On y trouve tous les clichés sur les mauvais garçons qui vont hanter le cinéma français pendant des décennies.

En cela, il est un précurseur de ces films noirs mâtinés de Audiard (ici Henri Jeanson), où les méchants roulent les mécaniques, mais seraient plutôt des bons gars. Nos malfrats endimanchés respecteraient scrupuleusement leur code de l’honneur. On leur devrait presque le respect !

Il est vrai qu’ils obéissent à des préceptes clairs. On ne doit pas trahir, par exemple. Cette question est au centre du film.

Nos anges déchus se servent. C’est la belle vie, façon jardin d’Éden, où tout est à portée de main. Qui pourrait les en blâmer (hum).

Et finalement ils rendent service à des bourgeois en quête d’aventures. Ils auraient même le soucis des convenances et pourraient s’adapter aux codes de la haute. Ces deux mondes s’observent et il y aurait des passerelles. Sous-entendez que les très riches sont des voleurs comme eux (hum, on est en 1937)
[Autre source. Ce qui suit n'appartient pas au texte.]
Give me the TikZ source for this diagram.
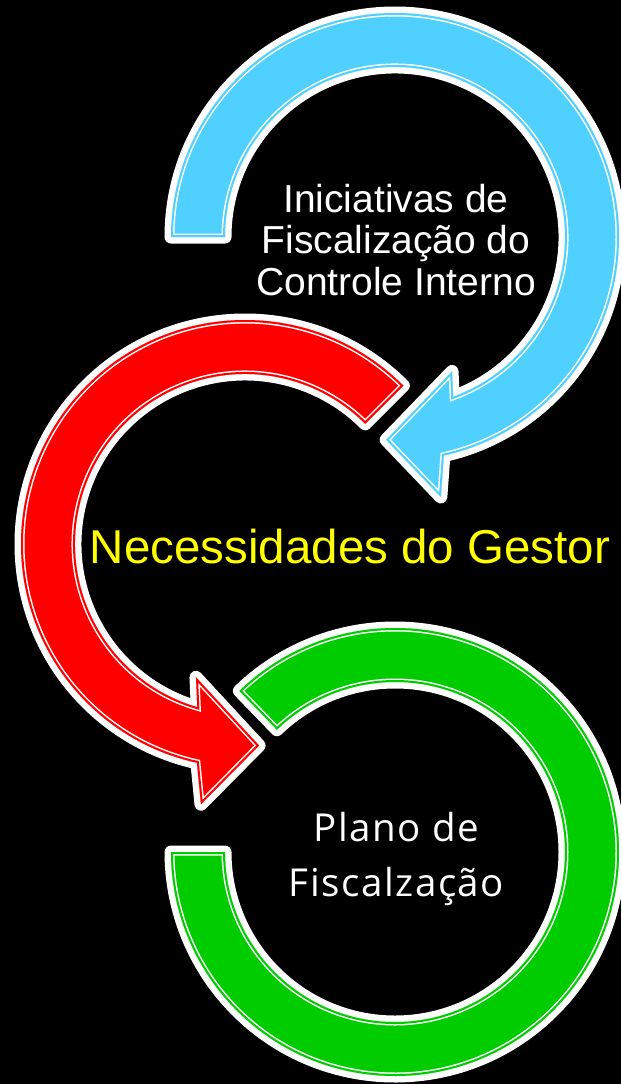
\documentclass[tikz,border=0pt]{standalone}
\usepackage{fontspec}
\setmainfont{Liberation Sans}
\newfontfamily\planofont{Open Sans}[LetterSpace=4]
\definecolor{arrblue}{RGB}{79,208,255}
\definecolor{arrred}{RGB}{255,0,0}
\definecolor{arrgreen}{RGB}{0,204,0}
\definecolor{txtyellow}{RGB}{255,255,0}
\newcommand\fancyshape[2]{%
  \draw[white, line width=13pt, line join=round] #1;
  \fill[#2] #1;
  \begin{scope}
    \clip #1;
    \draw[white, line width=7pt] #1;
    \draw[#2, line width=4pt] #1;
  \end{scope}}
\tikzset{
  wtxt/.style={text=white, inner sep=0pt, anchor=base},
}
\begin{document}
\begin{tikzpicture}[x=1pt,y=-1pt]
\useasboundingbox (0,0) rectangle (621,1084);
\clip (0,0) rectangle (621,1084);
\fill[black] (0,0) rectangle (621,1084);
\coordinate (B) at (395,237);
\coordinate (R) at (245,544);
\coordinate (G) at (395,852);
\def\bluepath{([shift={(180:224)}]B) arc[start angle=180, end angle=437.4, radius=224]
  -- ([shift={(80:264)}]B) -- ([shift={(92.5:203)}]B) -- ([shift={(67:146)}]B)
  -- ([shift={(70:170)}]B) arc[start angle=430, end angle=180, radius=170] -- cycle}
\def\redpath{([shift={(315:224)}]R) arc[start angle=315, end angle=102.4, radius=224]
  -- ([shift={(99.6:264)}]R) -- ([shift={(86:202)}]R) -- ([shift={(110.2:142)}]R)
  -- ([shift={(106.3:170)}]R) arc[start angle=106.3, end angle=315, radius=170] -- cycle}
\def\greenpath{([shift={(226:224)}]G) arc[start angle=226, end angle=540, radius=224]
  -- ([shift={(180:170)}]G) arc[start angle=540, end angle=226, radius=170] -- cycle}
\fancyshape{\bluepath}{arrblue}
\fancyshape{\redpath}{arrred}
\fancyshape{\greenpath}{arrgreen}
\node[wtxt, font=\fontsize{39}{41}\selectfont] (b1) at (396,212) {Iniciativas de};
\node[wtxt, font=\fontsize{39}{41}\selectfont] (b2) at (396,253.5) {Fiscalização do};
\node[wtxt, font=\fontsize{39}{41}\selectfont] (b3) at (396,295) {Controle Interno};
\node[wtxt, text=txtyellow, font=\fontsize{47.5}{50}\selectfont] (nec) at (350,563) {Necessidades do Gestor};
\node[wtxt, font=\planofont\fontsize{38.5}{40}\selectfont] (p1) at (396.5,841) {Plano de};
\node[wtxt, font=\planofont\fontsize{38.5}{40}\selectfont] (p2) at (396.5,896) {Fiscalzação};
\end{tikzpicture}
\end{document}
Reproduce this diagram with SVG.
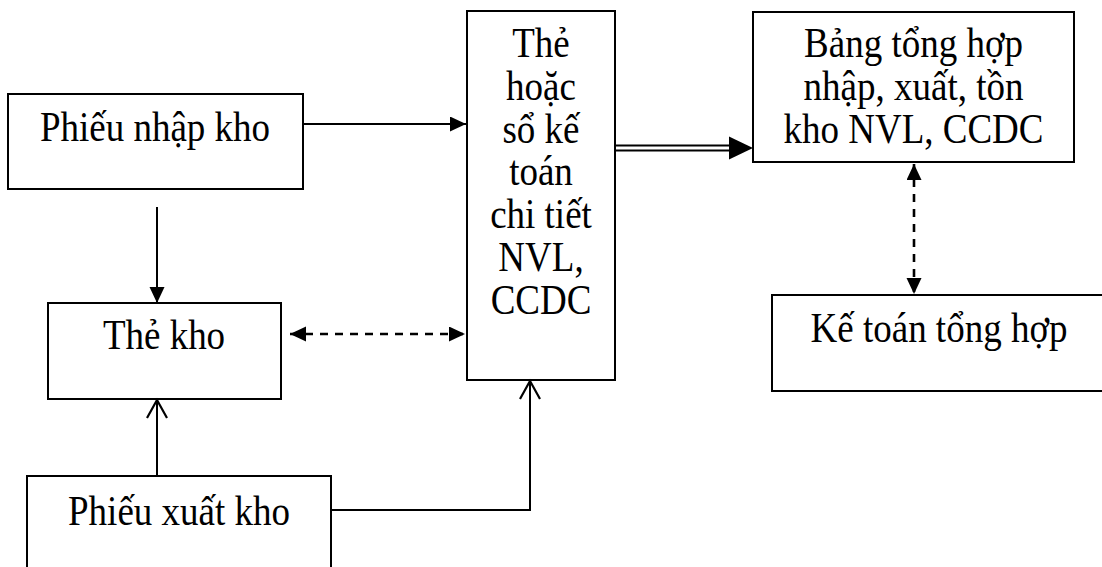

Les plus belles filles leur tombent dans les bras. Même les femmes de la haute seraient tentées par cette force séduisante.Et ils entretiennent même d’assez bon rapport avec une partie complaisante de la police. Ils assurent paradoxalement un certain maintien de l’ordre.

Où est le mal finalement ? Mouais.

Pépé le Moko, joué par Jean Gabin, n’est plus en odeur de sainteté. La police veut l’arrêter. Il est planqué dans la Casbah d’Alger. On nous fait d’ailleurs un cours de géographie à ce sujet.

Il y a du proto Bebel dans son personnage. Il joue un peu distancié, fait des grands gestes et tente de faire des bons mots.

Mireille Balin fait partie d’un groupe de riches touristes venus s’encanailler. La belle semi-aristocrate va s’éprendre du malfrat au grand coeur. Le jeune premier Jean Gabin est foudroyé par l’amour également. Les deux se cherchent, les deux se trouvent. Et la cosmopolite Line Noro, sa dévouée amante d’usage, reste sur le carreau.

Mais il y a aussi une histoire de trahison. Pour une fois le brave Fernand Charpin fait le traître. Et Marcel Dalio mène un double jeu, mais là c’est un abonné du genre.

Les caractères sont caricaturaux. Les traits sont lourdement soulignés. On est dans une mythologie basique du milieu, tel qu’on pense qu’il doit être. L’exotisme supposé est vraiment ridicule.

Il y a quelques scènes de beau noir et blanc. Et d’autres qui donnent l’impression d’être tournées dans des décors en carton. Ce qui est d’ailleurs la stricte vérité, puisque la crasseuse Casbah en question a été refabriquée à Joinville-le-Pont.

Fréhel semble perdue dans cette contrée lointaine. Elle va nous chanter quelque chose. Vaine distraction.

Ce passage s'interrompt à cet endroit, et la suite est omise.